**GIVEN TASK:** Leaving out the pictures, retype the lines from the beginning of the listing through the line containing "(r4) at (975,336)".

Entries with chart source code:

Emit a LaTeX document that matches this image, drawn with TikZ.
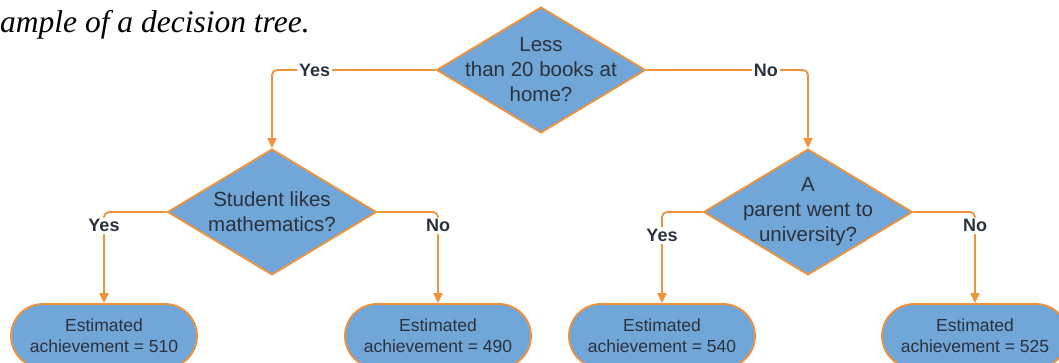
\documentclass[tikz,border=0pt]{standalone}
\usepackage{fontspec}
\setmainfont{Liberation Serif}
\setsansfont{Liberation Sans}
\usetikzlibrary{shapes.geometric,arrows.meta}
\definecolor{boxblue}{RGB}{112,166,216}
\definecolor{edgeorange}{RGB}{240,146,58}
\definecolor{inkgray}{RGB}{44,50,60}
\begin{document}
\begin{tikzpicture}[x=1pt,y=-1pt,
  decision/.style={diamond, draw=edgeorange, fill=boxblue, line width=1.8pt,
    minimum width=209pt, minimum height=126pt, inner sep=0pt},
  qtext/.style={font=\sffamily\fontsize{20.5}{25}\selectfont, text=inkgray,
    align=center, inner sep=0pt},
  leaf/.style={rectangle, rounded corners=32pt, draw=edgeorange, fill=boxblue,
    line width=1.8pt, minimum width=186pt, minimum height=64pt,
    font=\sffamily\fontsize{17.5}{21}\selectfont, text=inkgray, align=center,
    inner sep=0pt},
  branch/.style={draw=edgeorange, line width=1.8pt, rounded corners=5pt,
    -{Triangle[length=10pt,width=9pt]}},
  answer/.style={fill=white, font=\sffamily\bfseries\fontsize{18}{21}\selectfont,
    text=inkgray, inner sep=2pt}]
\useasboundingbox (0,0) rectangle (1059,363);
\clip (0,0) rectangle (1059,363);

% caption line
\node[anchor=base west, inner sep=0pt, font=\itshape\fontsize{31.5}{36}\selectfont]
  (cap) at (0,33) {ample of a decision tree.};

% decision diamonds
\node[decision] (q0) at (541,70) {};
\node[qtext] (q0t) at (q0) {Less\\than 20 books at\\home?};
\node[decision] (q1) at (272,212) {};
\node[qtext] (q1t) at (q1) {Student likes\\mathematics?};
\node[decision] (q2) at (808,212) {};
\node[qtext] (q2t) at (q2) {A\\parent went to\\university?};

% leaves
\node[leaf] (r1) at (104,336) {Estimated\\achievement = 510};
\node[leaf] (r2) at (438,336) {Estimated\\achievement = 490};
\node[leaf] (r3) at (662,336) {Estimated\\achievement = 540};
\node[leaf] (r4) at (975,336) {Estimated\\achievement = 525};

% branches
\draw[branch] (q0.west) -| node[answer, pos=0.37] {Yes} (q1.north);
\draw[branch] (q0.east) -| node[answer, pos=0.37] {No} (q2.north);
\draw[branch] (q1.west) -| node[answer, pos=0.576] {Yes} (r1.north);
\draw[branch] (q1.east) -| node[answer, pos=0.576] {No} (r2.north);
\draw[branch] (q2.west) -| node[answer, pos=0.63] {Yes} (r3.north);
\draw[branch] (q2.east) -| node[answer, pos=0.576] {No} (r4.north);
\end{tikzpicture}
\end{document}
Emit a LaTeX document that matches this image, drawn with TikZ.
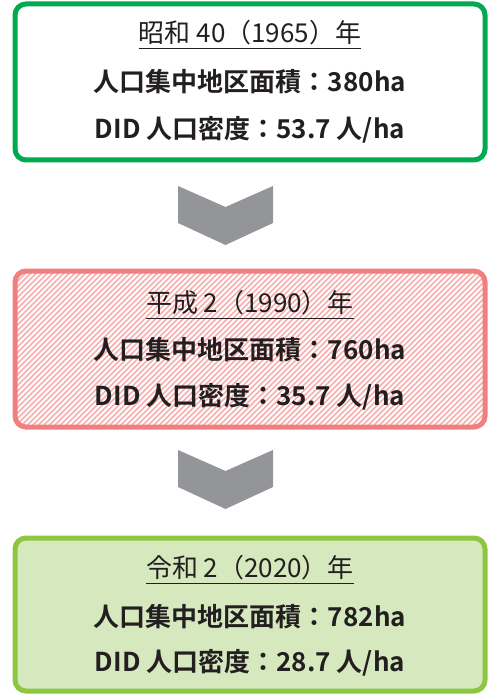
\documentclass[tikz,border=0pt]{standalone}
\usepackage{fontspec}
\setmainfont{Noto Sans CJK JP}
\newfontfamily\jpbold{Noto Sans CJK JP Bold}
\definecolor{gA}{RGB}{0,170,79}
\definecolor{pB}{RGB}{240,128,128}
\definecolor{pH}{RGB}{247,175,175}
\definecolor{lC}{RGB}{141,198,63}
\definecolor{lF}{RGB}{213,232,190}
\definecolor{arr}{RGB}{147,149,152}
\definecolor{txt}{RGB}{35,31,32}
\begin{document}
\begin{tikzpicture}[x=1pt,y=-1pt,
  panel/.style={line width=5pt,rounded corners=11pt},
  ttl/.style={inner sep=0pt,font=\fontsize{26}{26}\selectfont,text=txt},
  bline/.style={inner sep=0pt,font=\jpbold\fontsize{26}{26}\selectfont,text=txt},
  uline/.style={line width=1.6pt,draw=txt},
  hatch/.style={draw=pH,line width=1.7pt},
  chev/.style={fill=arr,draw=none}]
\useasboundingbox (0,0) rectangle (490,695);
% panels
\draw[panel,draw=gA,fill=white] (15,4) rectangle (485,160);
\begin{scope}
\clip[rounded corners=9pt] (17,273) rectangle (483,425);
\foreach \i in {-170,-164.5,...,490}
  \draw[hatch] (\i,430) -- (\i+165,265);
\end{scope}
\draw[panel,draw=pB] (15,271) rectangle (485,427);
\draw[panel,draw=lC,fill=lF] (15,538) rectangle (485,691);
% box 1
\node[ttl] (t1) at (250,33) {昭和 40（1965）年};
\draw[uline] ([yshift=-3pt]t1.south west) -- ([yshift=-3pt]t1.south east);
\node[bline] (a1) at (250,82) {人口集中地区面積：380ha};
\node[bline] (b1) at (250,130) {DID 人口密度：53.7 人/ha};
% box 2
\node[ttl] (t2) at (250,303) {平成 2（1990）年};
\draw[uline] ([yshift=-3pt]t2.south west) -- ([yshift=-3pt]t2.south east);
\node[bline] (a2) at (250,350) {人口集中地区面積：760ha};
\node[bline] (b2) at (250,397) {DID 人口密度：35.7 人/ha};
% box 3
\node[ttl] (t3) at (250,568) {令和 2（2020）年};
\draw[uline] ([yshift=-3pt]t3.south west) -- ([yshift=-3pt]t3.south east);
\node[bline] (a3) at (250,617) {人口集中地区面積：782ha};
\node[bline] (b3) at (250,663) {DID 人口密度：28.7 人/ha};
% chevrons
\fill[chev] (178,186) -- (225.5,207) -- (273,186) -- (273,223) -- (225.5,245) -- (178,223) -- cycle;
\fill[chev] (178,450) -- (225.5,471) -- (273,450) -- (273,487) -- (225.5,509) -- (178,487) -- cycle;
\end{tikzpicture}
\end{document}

**EXERCISE RESPONSE:**
Emit a LaTeX document that matches this image, drawn with TikZ.
\documentclass[tikz,border=0pt]{standalone}
\usepackage{fontspec}
\setmainfont{Liberation Serif}
\setsansfont{Liberation Sans}
\usetikzlibrary{shapes.geometric,arrows.meta}
\definecolor{boxblue}{RGB}{112,166,216}
\definecolor{edgeorange}{RGB}{240,146,58}
\definecolor{inkgray}{RGB}{44,50,60}
\begin{document}
\begin{tikzpicture}[x=1pt,y=-1pt,
  decision/.style={diamond, draw=edgeorange, fill=boxblue, line width=1.8pt,
    minimum width=209pt, minimum height=126pt, inner sep=0pt},
  qtext/.style={font=\sffamily\fontsize{20.5}{25}\selectfont, text=inkgray,
    align=center, inner sep=0pt},
  leaf/.style={rectangle, rounded corners=32pt, draw=edgeorange, fill=boxblue,
    line width=1.8pt, minimum width=186pt, minimum height=64pt,
    font=\sffamily\fontsize{17.5}{21}\selectfont, text=inkgray, align=center,
    inner sep=0pt},
  branch/.style={draw=edgeorange, line width=1.8pt, rounded corners=5pt,
    -{Triangle[length=10pt,width=9pt]}},
  answer/.style={fill=white, font=\sffamily\bfseries\fontsize{18}{21}\selectfont,
    text=inkgray, inner sep=2pt}]
\useasboundingbox (0,0) rectangle (1059,363);
\clip (0,0) rectangle (1059,363);

% caption line
\node[anchor=base west, inner sep=0pt, font=\itshape\fontsize{31.5}{36}\selectfont]
  (cap) at (0,33) {ample of a decision tree.};

% decision diamonds
\node[decision] (q0) at (541,70) {};
\node[qtext] (q0t) at (q0) {Less\\than 20 books at\\home?};
\node[decision] (q1) at (272,212) {};
\node[qtext] (q1t) at (q1) {Student likes\\mathematics?};
\node[decision] (q2) at (808,212) {};
\node[qtext] (q2t) at (q2) {A\\parent went to\\university?};

% leaves
\node[leaf] (r1) at (104,336) {Estimated\\achievement = 510};
\node[leaf] (r2) at (438,336) {Estimated\\achievement = 490};
\node[leaf] (r3) at (662,336) {Estimated\\achievement = 540};
\node[leaf] (r4) at (975,336) {Estimated\\achievement = 525};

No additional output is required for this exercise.